*Exercise instructions*:
Reproduce the top of the data verbatim, through and including the line that contains "import plotly.graph_objects as go".

------------------------

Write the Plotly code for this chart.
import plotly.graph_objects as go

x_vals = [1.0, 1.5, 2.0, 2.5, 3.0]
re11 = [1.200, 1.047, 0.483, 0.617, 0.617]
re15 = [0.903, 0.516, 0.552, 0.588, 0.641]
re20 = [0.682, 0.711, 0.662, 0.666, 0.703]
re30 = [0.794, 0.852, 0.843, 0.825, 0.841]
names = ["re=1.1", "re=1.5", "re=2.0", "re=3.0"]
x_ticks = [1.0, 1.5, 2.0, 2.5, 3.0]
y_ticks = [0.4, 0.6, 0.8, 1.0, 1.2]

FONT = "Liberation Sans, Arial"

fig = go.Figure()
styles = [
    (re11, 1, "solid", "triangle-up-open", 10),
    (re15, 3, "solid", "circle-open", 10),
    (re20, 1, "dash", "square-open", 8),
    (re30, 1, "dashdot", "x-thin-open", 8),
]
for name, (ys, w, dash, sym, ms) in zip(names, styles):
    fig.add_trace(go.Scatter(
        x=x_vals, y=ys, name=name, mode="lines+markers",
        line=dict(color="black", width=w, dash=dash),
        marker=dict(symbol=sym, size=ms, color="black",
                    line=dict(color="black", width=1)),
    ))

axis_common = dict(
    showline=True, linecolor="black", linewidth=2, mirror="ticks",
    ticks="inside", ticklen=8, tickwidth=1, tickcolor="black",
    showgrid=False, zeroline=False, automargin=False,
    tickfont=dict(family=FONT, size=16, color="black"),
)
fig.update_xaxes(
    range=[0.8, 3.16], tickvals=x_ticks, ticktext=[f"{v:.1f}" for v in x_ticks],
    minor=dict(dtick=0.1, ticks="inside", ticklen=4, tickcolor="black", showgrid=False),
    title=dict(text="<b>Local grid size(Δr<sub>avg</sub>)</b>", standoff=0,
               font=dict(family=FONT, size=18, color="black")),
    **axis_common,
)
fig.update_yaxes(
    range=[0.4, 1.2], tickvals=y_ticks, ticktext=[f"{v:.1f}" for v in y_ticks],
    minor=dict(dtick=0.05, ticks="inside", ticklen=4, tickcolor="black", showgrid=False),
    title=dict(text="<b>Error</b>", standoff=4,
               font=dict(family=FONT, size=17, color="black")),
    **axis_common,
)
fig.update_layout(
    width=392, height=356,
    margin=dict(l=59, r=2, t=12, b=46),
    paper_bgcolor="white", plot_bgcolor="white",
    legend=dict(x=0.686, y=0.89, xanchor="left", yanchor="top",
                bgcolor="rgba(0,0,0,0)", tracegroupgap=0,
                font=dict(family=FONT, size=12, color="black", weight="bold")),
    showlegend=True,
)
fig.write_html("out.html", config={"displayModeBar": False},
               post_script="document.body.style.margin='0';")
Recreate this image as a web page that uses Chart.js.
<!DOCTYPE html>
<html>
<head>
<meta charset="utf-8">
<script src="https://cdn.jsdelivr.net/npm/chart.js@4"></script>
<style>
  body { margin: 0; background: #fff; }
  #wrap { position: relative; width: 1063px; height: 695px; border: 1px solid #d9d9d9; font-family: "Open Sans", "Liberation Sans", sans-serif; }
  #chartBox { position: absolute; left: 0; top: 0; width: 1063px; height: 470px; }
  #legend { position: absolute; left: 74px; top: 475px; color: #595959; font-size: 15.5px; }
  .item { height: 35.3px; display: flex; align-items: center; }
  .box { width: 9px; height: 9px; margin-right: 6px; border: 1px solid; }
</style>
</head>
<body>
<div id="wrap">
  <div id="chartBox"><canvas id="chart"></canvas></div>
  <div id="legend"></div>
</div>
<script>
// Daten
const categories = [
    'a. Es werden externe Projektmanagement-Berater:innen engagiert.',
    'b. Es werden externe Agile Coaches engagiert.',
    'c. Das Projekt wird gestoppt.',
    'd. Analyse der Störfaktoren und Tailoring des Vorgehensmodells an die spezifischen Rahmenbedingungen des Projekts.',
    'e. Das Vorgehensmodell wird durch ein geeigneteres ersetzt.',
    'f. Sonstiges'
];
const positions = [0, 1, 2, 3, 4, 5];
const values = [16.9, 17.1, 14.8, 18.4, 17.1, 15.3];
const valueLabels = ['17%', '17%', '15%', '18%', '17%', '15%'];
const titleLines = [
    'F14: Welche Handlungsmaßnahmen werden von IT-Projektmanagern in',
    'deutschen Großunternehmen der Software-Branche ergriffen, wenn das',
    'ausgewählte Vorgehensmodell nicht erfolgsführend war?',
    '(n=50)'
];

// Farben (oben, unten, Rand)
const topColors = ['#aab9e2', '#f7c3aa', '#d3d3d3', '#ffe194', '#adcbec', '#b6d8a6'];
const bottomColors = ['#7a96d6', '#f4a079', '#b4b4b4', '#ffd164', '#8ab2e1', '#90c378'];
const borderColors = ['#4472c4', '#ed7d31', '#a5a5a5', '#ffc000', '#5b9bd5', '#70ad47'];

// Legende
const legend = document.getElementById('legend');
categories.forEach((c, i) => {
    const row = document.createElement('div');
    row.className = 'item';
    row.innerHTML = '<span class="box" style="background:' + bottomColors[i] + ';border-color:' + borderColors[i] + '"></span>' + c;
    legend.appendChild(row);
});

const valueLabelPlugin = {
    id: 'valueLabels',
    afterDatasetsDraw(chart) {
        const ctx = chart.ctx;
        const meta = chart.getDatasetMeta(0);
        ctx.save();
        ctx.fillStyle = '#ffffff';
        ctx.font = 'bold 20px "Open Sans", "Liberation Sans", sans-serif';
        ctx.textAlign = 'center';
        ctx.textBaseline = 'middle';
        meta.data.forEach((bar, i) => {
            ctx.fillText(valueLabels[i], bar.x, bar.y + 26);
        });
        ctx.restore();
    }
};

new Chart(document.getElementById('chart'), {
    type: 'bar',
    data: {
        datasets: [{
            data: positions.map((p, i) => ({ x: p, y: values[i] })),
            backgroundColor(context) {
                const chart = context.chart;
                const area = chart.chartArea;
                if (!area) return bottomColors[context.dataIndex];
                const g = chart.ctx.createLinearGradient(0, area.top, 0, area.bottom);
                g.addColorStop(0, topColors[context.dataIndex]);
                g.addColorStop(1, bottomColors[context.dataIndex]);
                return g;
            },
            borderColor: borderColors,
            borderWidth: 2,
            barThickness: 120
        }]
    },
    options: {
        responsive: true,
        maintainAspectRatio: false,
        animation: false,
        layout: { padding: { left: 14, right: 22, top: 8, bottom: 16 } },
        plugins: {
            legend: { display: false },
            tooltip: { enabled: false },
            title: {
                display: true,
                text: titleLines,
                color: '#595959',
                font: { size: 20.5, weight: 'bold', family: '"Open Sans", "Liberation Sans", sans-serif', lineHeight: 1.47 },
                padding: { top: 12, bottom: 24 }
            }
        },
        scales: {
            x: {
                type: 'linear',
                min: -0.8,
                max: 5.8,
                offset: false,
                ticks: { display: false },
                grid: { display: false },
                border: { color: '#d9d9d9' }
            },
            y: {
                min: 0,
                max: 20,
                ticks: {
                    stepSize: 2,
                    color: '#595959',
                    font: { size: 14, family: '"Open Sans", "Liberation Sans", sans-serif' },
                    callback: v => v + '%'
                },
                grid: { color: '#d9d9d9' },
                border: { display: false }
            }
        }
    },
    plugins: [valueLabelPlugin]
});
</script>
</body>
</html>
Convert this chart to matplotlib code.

------------------------

*Complete output*:
Write the Plotly code for this chart.
import plotly.graph_objects as go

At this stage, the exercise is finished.